__Task instructions__
Find every line with "matplotlib" in it, then report how many there are and nothing more.

_ _ _ _ _ _ _

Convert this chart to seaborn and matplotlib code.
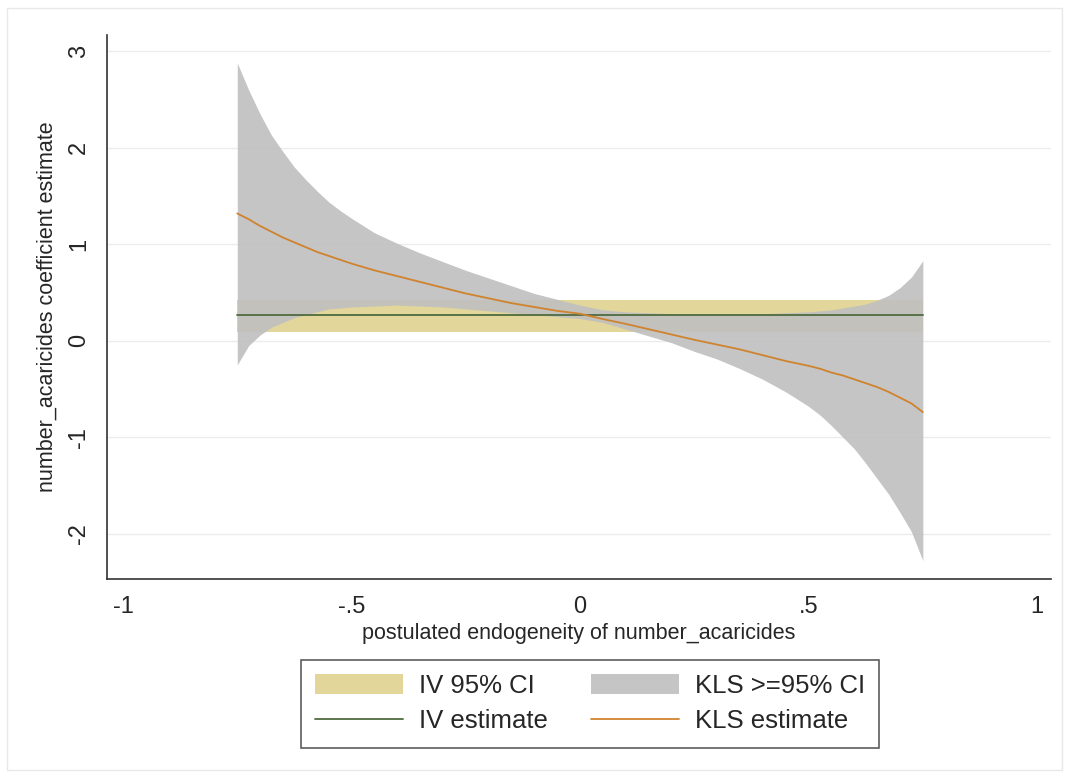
import numpy as np
import pandas as pd
import matplotlib
matplotlib.use("Agg")
import matplotlib.pyplot as plt
import seaborn as sns
from matplotlib.patches import Rectangle

# postulated endogeneity grid
rho = [-0.75, -0.725, -0.7, -0.675, -0.65, -0.625, -0.6, -0.575, -0.55, -0.525, -0.5,
       -0.45, -0.4, -0.35, -0.3, -0.25, -0.2, -0.15, -0.1, -0.05, 0.0,
       0.05, 0.1, 0.15, 0.2, 0.25, 0.3, 0.35, 0.4, 0.45,
       0.5, 0.525, 0.55, 0.575, 0.6, 0.625, 0.65, 0.675, 0.7, 0.725, 0.75]

kls_est = [1.32, 1.26, 1.19, 1.13, 1.07, 1.02, 0.97, 0.92, 0.88, 0.84, 0.80,
           0.73, 0.67, 0.61, 0.55, 0.49, 0.44, 0.39, 0.35, 0.31, 0.28,
           0.225, 0.175, 0.12, 0.065, 0.01, -0.04, -0.09, -0.15, -0.21,
           -0.26, -0.29, -0.33, -0.36, -0.40, -0.44, -0.48, -0.53, -0.59, -0.65, -0.74]

kls_hi = [2.88, 2.60, 2.35, 2.13, 1.96, 1.80, 1.67, 1.55, 1.44, 1.35, 1.27,
          1.12, 1.01, 0.91, 0.82, 0.73, 0.65, 0.57, 0.49, 0.43, 0.37,
          0.32, 0.30, 0.29, 0.28, 0.28, 0.28, 0.28, 0.28, 0.29,
          0.30, 0.31, 0.32, 0.34, 0.36, 0.38, 0.42, 0.47, 0.55, 0.66, 0.83]

kls_lo = [-0.25, -0.05, 0.06, 0.14, 0.19, 0.24, 0.27, 0.30, 0.33, 0.34, 0.35,
          0.36, 0.37, 0.36, 0.35, 0.33, 0.31, 0.29, 0.27, 0.25, 0.23,
          0.19, 0.12, 0.05, -0.02, -0.11, -0.19, -0.29, -0.40, -0.53,
          -0.68, -0.77, -0.88, -1.00, -1.12, -1.27, -1.43, -1.59, -1.78, -1.98, -2.28]

iv_est = 0.27
iv_lo = 0.09
iv_hi = 0.42

df = pd.DataFrame({"rho": rho, "kls": kls_est, "lo": kls_lo, "hi": kls_hi})
df["iv"] = iv_est

sns.set_style("white")
plt.rcParams["font.family"] = ["Liberation Sans", "DejaVu Sans"]

yellow = "#e2d69a"
grey = "#bfbfbf"
green = "#4e6b3e"
orange = "#d0832e"

fig = plt.figure(figsize=(10.69, 7.78), dpi=100)
ax = fig.add_axes([0.1001, 0.2558, 0.8829, 0.6992])

ax.fill_between(df["rho"], iv_lo, iv_hi, color=yellow, lw=0, label="IV 95% CI")
ax.fill_between(df["rho"], df["lo"], df["hi"], color=grey, alpha=0.9, lw=0,
                label="KLS >=95% CI")
sns.lineplot(data=df, x="rho", y="iv", color=green, lw=1.3, ax=ax, label="IV estimate")
sns.lineplot(data=df, x="rho", y="kls", color=orange, lw=1.3, ax=ax, label="KLS estimate")

ax.set_xlim(-1.035, 1.03)
ax.set_ylim(-2.47, 3.17)
ax.set_xticks([-1, -0.5, 0, 0.5, 1])
ax.set_xticklabels(["-1", "-.5", "0", ".5", "1"])
ax.set_yticks([-2, -1, 0, 1, 2, 3])
ax.set_yticklabels(["-2", "-1", "0", "1", "2", "3"], rotation=90, va="center")
ax.tick_params(axis="both", direction="out", length=7, width=1, color="#333333",
               labelsize=17, pad=5)
ax.grid(axis="y", color="#ececec", lw=1)
ax.set_axisbelow(True)
for s in ["top", "right"]:
    ax.spines[s].set_visible(False)
for s in ["left", "bottom"]:
    ax.spines[s].set_color("#333333")
    ax.spines[s].set_linewidth(1.2)

ax.set_xlabel("postulated endogeneity of number_acaricides", fontsize=15.5, labelpad=4)
ax.set_ylabel("number_acaricides coefficient estimate", fontsize=15.5, labelpad=8)

h, l = ax.get_legend_handles_labels()
order = ["IV 95% CI", "IV estimate", "KLS >=95% CI", "KLS estimate"]
hl = dict(zip(l, h))
leg = ax.legend([hl[k] for k in order], order, ncol=2, loc="center",
                bbox_to_anchor=(0.5117, -0.229), fontsize=18.5, frameon=True,
                fancybox=False, edgecolor="#333333", handlelength=3.42,
                handleheight=0.86, columnspacing=1.67, labelspacing=0.44,
                borderpad=0.55, handletextpad=0.62)
leg.get_frame().set_linewidth(1.2)

fig.patches.append(Rectangle((0.007, 0.01), 0.986, 0.98, transform=fig.transFigure,
                             fill=False, edgecolor="#e8e8e8", lw=1))

fig.savefig("out.png", dpi=100)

_ _ _ _ _ _ _

__Task solution__
5